А Виталик спит, измотанный горем, усталостью, спит у нее на коленях. Пускай отдохнет, тогда он, может, и в самом деле что-нибудь придумает. Она в него верит и сейчас не меньше, чем тогда, когда садилась в лодку. Видно, из этой веры в него, в его способности и родилось еще в школе ее чувство к Виталику. Для нее, из троек не вылезавшей, было просто непостижимым, как он быстро все схватывал, какой ум у него острый, в трудные минуты на выручку целому классу приходили его сметка, блеск мысли, его сообразительность. Она была уверена, что в будущем его ждет нечто необычайное, из таких скромников вырастают те, которые становятся потом известными, совершают большие открытия, а она вот его не уберегла. Сейчас он стал для нее еще дороже, нежность к нему росла, горячее чувство переполняло душу… Как она хотела бы сберечь его для грядущих дней, для всего того, что он мог бы совершить, изобрести, открыть! В своих мечтах видела его то в далеких океанах, то в звездном космическом пространстве, среди прокладывающих пути к другим планетам…
Тоня не может простить себе, что мучила его своими проказами, капризностью, ветреностью. Ведь та ревность, что изводила хлопца не раз, была и вправду чаще всего вызвана ее поведением.
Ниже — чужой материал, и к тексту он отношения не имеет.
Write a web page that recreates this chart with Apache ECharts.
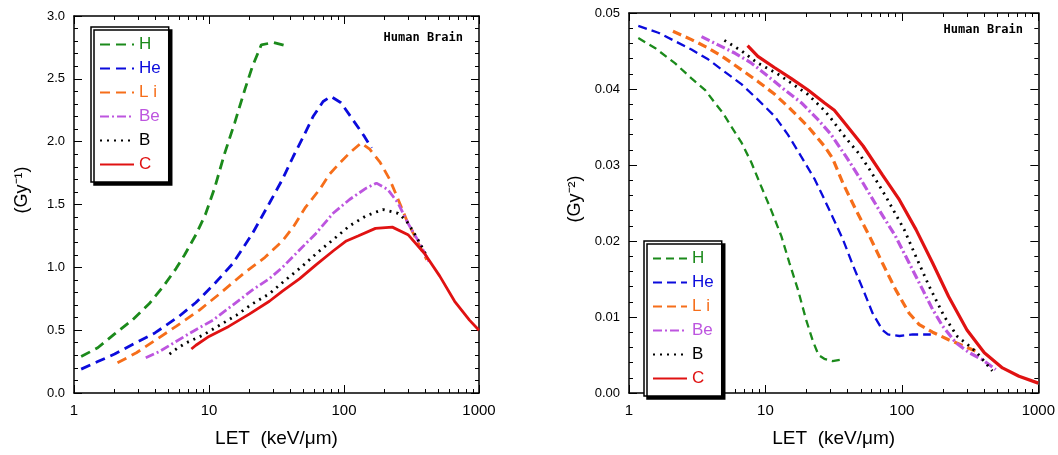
<!DOCTYPE html>
<html>
<head>
<meta charset="utf-8">
<script src="https://cdn.jsdelivr.net/npm/echarts@6/dist/echarts.min.js"></script>
<style>
  body { margin: 0; background: #fff; }
  #chart1, #chart2 { position: absolute; top: 0; width: 529px; height: 455px; }
  #chart1 { left: 0; }
  #chart2 { left: 529px; }
</style>
</head>
<body>
<div id="chart1"></div>
<div id="chart2"></div>
<script>
// LET (keV/um) vs alpha (left, Gy^-1) and beta (right, Gy^-2)
const ions = ['H', 'He', 'Li', 'Be', 'B', 'C']
const colors = ['#1b8a1b', '#0b0bdc', '#f66e1a', '#bd55df', '#000000', '#e01212']
const legendText = ['H', 'He', 'L i', 'Be', 'B', 'C']

const hLeft = [[1.13, 0.29], [1.5, 0.36], [2, 0.47], [2.7, 0.58], [3.6, 0.71], [4.6, 0.85], [5.7, 0.99], [6.6, 1.10], [8, 1.26], [9.4, 1.42], [11, 1.63], [13, 1.90], [15.5, 2.15], [18.5, 2.42], [21, 2.60], [24.4, 2.77], [30, 2.79], [38, 2.76]]
const heLeft = [[1.13, 0.19], [1.5, 0.25], [2, 0.31], [3, 0.41], [4, 0.48], [6, 0.61], [8, 0.72], [11, 0.87], [15, 1.03], [21, 1.27], [28, 1.51], [35, 1.70], [42, 1.88], [50, 2.04], [59, 2.20], [70, 2.32], [80, 2.36], [95, 2.31], [117, 2.17], [142, 2.04], [160, 1.95]]
const liLeft = [[2.1, 0.24], [2.9, 0.32], [4, 0.42], [5.7, 0.53], [8.5, 0.66], [12, 0.79], [18, 0.95], [26, 1.08], [35, 1.21], [42, 1.32], [52, 1.48], [66, 1.62], [78, 1.74], [93, 1.83], [110, 1.91], [134, 1.99], [155, 1.94], [184, 1.84], [218, 1.70], [252, 1.54], [290, 1.38], [344, 1.22], [410, 1.06]]
const beLeft = [[3.4, 0.28], [4.3, 0.33], [5.7, 0.41], [7.6, 0.49], [10.7, 0.58], [15, 0.70], [21, 0.82], [28, 0.91], [35, 1.0], [47, 1.14], [62, 1.27], [83, 1.43], [110, 1.54], [146, 1.63], [174, 1.67], [211, 1.62], [252, 1.51], [298, 1.35], [364, 1.19], [433, 1.03]]
const bLeft = [[5.1, 0.31], [5.9, 0.36], [6.8, 0.40], [9, 0.46], [12, 0.54], [16, 0.62], [21, 0.71], [28, 0.79], [36, 0.89], [48, 1.0], [64, 1.12], [83, 1.22], [110, 1.33], [146, 1.41], [194, 1.46], [252, 1.43], [290, 1.37], [324, 1.29], [353, 1.22], [410, 1.09]]
const cLeft = [[7.4, 0.35], [8, 0.38], [10, 0.45], [14, 0.53], [20, 0.63], [28, 0.73], [35, 0.81], [47, 0.91], [62, 1.02], [83, 1.13], [104, 1.21], [127, 1.25], [171, 1.31], [228, 1.32], [298, 1.26], [395, 1.11], [512, 0.93], [660, 0.73], [850, 0.58], [1000, 0.50]]

const hRight = [[1.17, 0.0467], [1.55, 0.0454], [2.17, 0.0434], [2.87, 0.0414], [3.6, 0.0399], [4.25, 0.0382], [4.9, 0.0368], [5.6, 0.0351], [6.7, 0.0329], [7.9, 0.0303], [9.3, 0.0272], [11, 0.0241], [13.1, 0.0206], [15, 0.0171], [17.3, 0.0136], [19.9, 0.0096], [22.3, 0.0068], [24.5, 0.0050], [27, 0.0045], [31, 0.0042], [36, 0.0044]]
const heRight = [[1.17, 0.0483], [1.64, 0.0474], [2.17, 0.0463], [2.87, 0.0452], [3.8, 0.0439], [5, 0.0423], [6.7, 0.0406], [8.8, 0.0386], [11.7, 0.0364], [14.6, 0.0340], [18.3, 0.0311], [23, 0.0281], [27, 0.0255], [31, 0.0232], [37, 0.0202], [44, 0.0167], [52, 0.0136], [61, 0.0105], [72, 0.0083], [79, 0.0077], [96, 0.0075], [120, 0.0077], [163, 0.0077]]
const liRight = [[2.1, 0.0476], [2.87, 0.0465], [3.8, 0.0454], [5, 0.0441], [6.7, 0.0425], [8.8, 0.0410], [11.7, 0.0393], [15.4, 0.0373], [20.4, 0.0351], [27, 0.0325], [31, 0.0309], [37, 0.0276], [46, 0.0241], [58, 0.0206], [72, 0.0171], [90, 0.0136], [113, 0.0105], [134, 0.0090], [168, 0.0080], [220, 0.0070], [292, 0.0061], [348, 0.0055]]
const beRight = [[3.4, 0.0469], [4.5, 0.0458], [6, 0.0447], [7.9, 0.0434], [10.4, 0.0417], [13.8, 0.0399], [18.3, 0.0382], [24.2, 0.0360], [30, 0.0341], [39, 0.0311], [52, 0.0276], [68, 0.0241], [90, 0.0206], [113, 0.0171], [142, 0.0136], [168, 0.0110], [199, 0.0088], [249, 0.0066], [312, 0.0053], [388, 0.0044], [487, 0.0031]]
const bRight = [[5, 0.0464], [6.7, 0.0450], [8.8, 0.0434], [12, 0.0421], [15.4, 0.0408], [20.4, 0.0393], [27, 0.0372], [30, 0.0362], [39, 0.0335], [49, 0.0314], [59, 0.0292], [76, 0.0259], [104, 0.0215], [130, 0.0175], [159, 0.0140], [204, 0.0101], [256, 0.0074], [312, 0.0062], [355, 0.0053], [460, 0.0029]]
const cRight = [[7.4, 0.0457], [8.8, 0.0443], [11.7, 0.0428], [15.4, 0.0414], [20.4, 0.0399], [27, 0.0382], [32, 0.0372], [39, 0.0353], [52, 0.0325], [72, 0.0287], [96, 0.0254], [127, 0.0215], [168, 0.0171], [220, 0.0127], [300, 0.0083], [402, 0.0053], [546, 0.0033], [722, 0.0022], [1000, 0.0013]]

const xMinorTicks = [2, 3, 4, 5, 6, 7, 8, 9, 20, 30, 40, 50, 60, 70, 80, 90, 200, 300, 400, 500, 600, 700, 800, 900]

const dashLeft = [[10, 6], [10, 6], [10, 6], [9, 3, 2, 3], [2, 5], 'solid']
const dashRight = [[8, 5], [9, 5], [9, 5], [9, 3, 2, 3], [2, 5], 'solid']

// tick colour comes from axisLine (own lineStyle on axisTick flipped the ticks outside)
const makeX = (position, minor) => ({
  type: 'log',
  logBase: 10,
  min: 1,
  max: 1000,
  position: position,
  axisLine: { show: !minor, lineStyle: { color: '#000', width: 1.5 } },
  axisTick: minor
    ? { show: true, inside: true, length: 4, customValues: xMinorTicks }
    : { show: true, inside: true, length: 8 },
  axisLabel: (position === 'bottom' && !minor)
    ? { show: true, color: '#000', fontSize: 15, margin: 10, formatter: v => String(Math.round(v)) }
    : { show: false },
  splitLine: { show: false }
})

const makeY = (position, max, interval, digits) => ({
  type: 'value',
  min: 0,
  max: max,
  interval: interval,
  position: position,
  axisLine: { show: true, lineStyle: { color: '#000', width: 1.5 } },
  axisTick: { show: true, inside: true, length: 8 },
  minorTick: { show: true, splitNumber: 5, length: 4 },
  axisLabel: position === 'left'
    ? { show: true, color: '#000', fontSize: 13, margin: 9, formatter: v => v.toFixed(digits) }
    : { show: false },
  splitLine: { show: false }
})

// y title as a rotated graphic text, the y axis name seemed to knock out the ticks
const buildOption = (datas, grid, legendPos, yMax, yInterval, digits, yName, yNamePos, titlePos, dashes, widths) => {
  const xAxis = [makeX('bottom', false), makeX('bottom', true), makeX('top', false), makeX('top', true)]
  xAxis[0].name = 'LET  (keV/\u03bcm)'
  xAxis[0].nameLocation = 'middle'
  xAxis[0].nameGap = 36
  xAxis[0].nameTextStyle = { color: '#000', fontSize: 19 }

  const yAxis = [makeY('left', yMax, yInterval, digits), makeY('right', yMax, yInterval, digits)]

  const series = ions.map((name, i) => ({
    name: name,
    type: 'line',
    data: datas[i],
    symbol: 'none',
    smooth: false,
    lineStyle: { color: colors[i], width: widths[i], type: dashes[i] },
    itemStyle: { color: colors[i] }
  }))

  return {
    animation: false,
    backgroundColor: '#fff',
    grid: grid,
    title: {
      text: 'Human Brain',
      right: titlePos.right,
      top: titlePos.top,
      padding: 0,
      textStyle: { fontSize: 12, fontWeight: 'bold', fontFamily: 'monospace', color: '#000' }
    },
    graphic: [{
      type: 'text',
      x: yNamePos.x,
      y: yNamePos.y,
      rotation: Math.PI / 2,
      style: { text: yName, fontSize: 18, fill: '#000', align: 'center', verticalAlign: 'middle' }
    }],
    legend: {
      left: legendPos.left,
      top: legendPos.top,
      orient: 'vertical',
      padding: [9, 8, 9, 8],
      itemWidth: 34,
      itemHeight: 14,
      itemGap: 7,
      backgroundColor: '#fff',
      borderColor: '#000',
      borderWidth: 1.5,
      borderRadius: 0,
      shadowColor: '#000',
      shadowBlur: 0,
      shadowOffsetX: 3,
      shadowOffsetY: 3,
      selectedMode: false,
      itemStyle: { opacity: 0 },
      data: ions,
      formatter: name => {
        const i = ions.indexOf(name)
        return '{c' + i + '|' + legendText[i] + '}'
      },
      textStyle: {
        fontSize: 17,
        lineHeight: 14,
        rich: {
          c0: { color: colors[0], fontSize: 17 },
          c1: { color: colors[1], fontSize: 17 },
          c2: { color: colors[2], fontSize: 17 },
          c3: { color: colors[3], fontSize: 17 },
          c4: { color: colors[4], fontSize: 17 },
          c5: { color: colors[5], fontSize: 17 }
        }
      }
    },
    xAxis: xAxis,
    yAxis: yAxis,
    series: series
  }
}

const option1 = buildOption(
  [hLeft, heLeft, liLeft, beLeft, bLeft, cLeft],
  { left: 74, top: 16, width: 405, height: 377 },
  { left: 91, top: 27 },
  3, 0.5, 1,
  '(Gy\u207b\u00b9)', { x: 22, y: 190 },
  { right: 66, top: 32 },
  dashLeft,
  [2.8, 2.8, 2.8, 2.8, 2.8, 2.8]
)
const myChart1 = echarts.init(document.getElementById('chart1'))
myChart1.setOption(option1)

const option2 = buildOption(
  [hRight, heRight, liRight, beRight, bRight, cRight],
  { left: 100, top: 13, width: 410, height: 380 },
  { left: 115, top: 241 },
  0.05, 0.01, 2,
  '(Gy\u207b\u00b2)', { x: 46, y: 199 },
  { right: 35, top: 24 },
  dashRight,
  [2.3, 2.3, 3.2, 3.2, 2.8, 3.2]
)
const myChart2 = echarts.init(document.getElementById('chart2'))
myChart2.setOption(option2)
</script>
</body>
</html>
Нечего греха таить, сержант с полигона несколько раз проводил-таки ее домой и чуточку нравился ей. Смешной. Прощаясь, он каждый раз весело говорил: «Иду служить!»
И школьный физкультурник ей тоже нравился немножко, и летчик Серобаба, особенно его черные роскошные усы. Но ведь только чуточку, вовсе не так они ей нравились, как Виталик. Видимо, со временем он и сам это понял, потому что говорил о сержанте уже без злости и насмешливо советовал Тоне, чтобы она нарвала в парке своему бывшему кавалеру стручков дерева софоры, пусть теми стручками только мазнет по сапогам, и они сразу загорятся, никакая суконка такого блеска не даст.
Который теперь час? Скоро ли начнет светать? Звездная степь раскинулась вверху. Большая Медведица повернулась, повисла. Гроздь Стожар висит непривычно высоко и непривычно блестяще — не ночь ли степная яркости придает? А через все небо прямо над судном пролег звездный Чумацкий Шлях. Все видел он, что было, и все увидит, что будет… Над степью блестит еще одна звезда, даже непохожая на звезду, такая яркая. Никогда Тоня не видела звезд такой величины… Может, это Сириус? Или планета Венера? Или другая какая планета? Где-то в западной части неба, кажется, самолет гудит. Тоня прислушалась: да, верно, гудит. Видно, идет на очень большой высоте, еле слышен он где-то между звездами Чумацкого Шляха… Громче и громче гудит небо, и вся ночь и море словно прислушиваются к тому далекому глухому гулу, где летит человек, властелин всего… Образы брата Петра и его друзей-летчиков всплывают в памяти Тони: может, это как раз они идут куда-то по своему заданию, уверенно, сильно, идут-рокочут на больших подзвездных высотах.